Keyless signing typically uses short-lived identities (often via OIDC) instead of storing long-lived private keys in CI. It reduces secret leakage risk and improves traceability to the workload identity.
How do I enforce attestations in production?
Common patterns include Kubernetes admission controls, deployment pipeline gates, or cloud-native enforcement (like Binary Authorization on GCP). You define policies such as “must have provenance from approved workflow.”
What’s a common mistake when rolling out provenance?
Generating attestations but never verifying them. Another frequent mistake is inconsistent policies across teams—start with a minimal, enforceable baseline and expand.
How long does implementation usually take?
A basic signing rollout can be days to weeks. End-to-end provenance with deploy-time enforcement and standardized policies often takes weeks to months, depending on CI diversity and organizational governance.
Will provenance slow down our CI/CD pipelines?
It can add overhead, but most implementations keep it modest. The bigger “cost” is usually integration and policy design, not runtime performance—especially once standardized.
Can I switch tools later without breaking consumers?
You can, if you choose interoperable formats and distribution methods (OCI artifacts, broadly supported verification tooling). Avoid tightly coupling verification to a single proprietary store without an exit plan.
Do I need a transparency log?
Not always, but transparency-style logging improves auditability and non-repudiation. It’s especially useful when multiple parties (internal/external) rely on the same trust signals.

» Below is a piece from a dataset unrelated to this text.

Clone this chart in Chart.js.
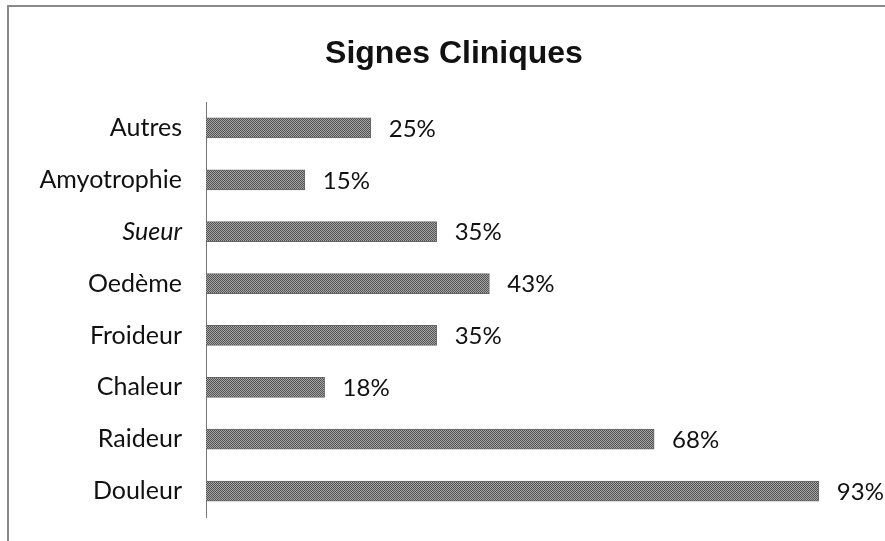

How do attestations relate to SBOMs?
An SBOM lists components; an attestation can state who generated the SBOM, when, with which tool, and for which artifact, and can be signed. Many teams treat SBOM as one attested “claim” among several.
Conclusion
Secure software supply chain attestation tools help you move from “we built it” to provable, verifiable evidence of how software was produced—often aligning to SLSA and in-toto concepts. In 2026+, the practical winners are the tools that combine strong identity (ideally keyless), interoperable artifact distribution (often OCI), and deploy-time policy enforcement—without burying teams in operational overhead.
There’s no single “best” tool: GitHub-centric teams may prioritize GitHub-native attestations, Kubernetes-native CI teams may prefer Tekton Chains, and enterprises often combine open-source primitives (Sigstore/in-toto/Notation) with cloud enforcement (Binary Authorization) or managed signing (AWS Signer).
Next step: shortlist 2–3 tools that match your CI/CD reality, run a pilot on one critical service, and validate (1) how attestations are generated, (2) how they’re stored and discovered, and (3) how verification is enforced before production deploys.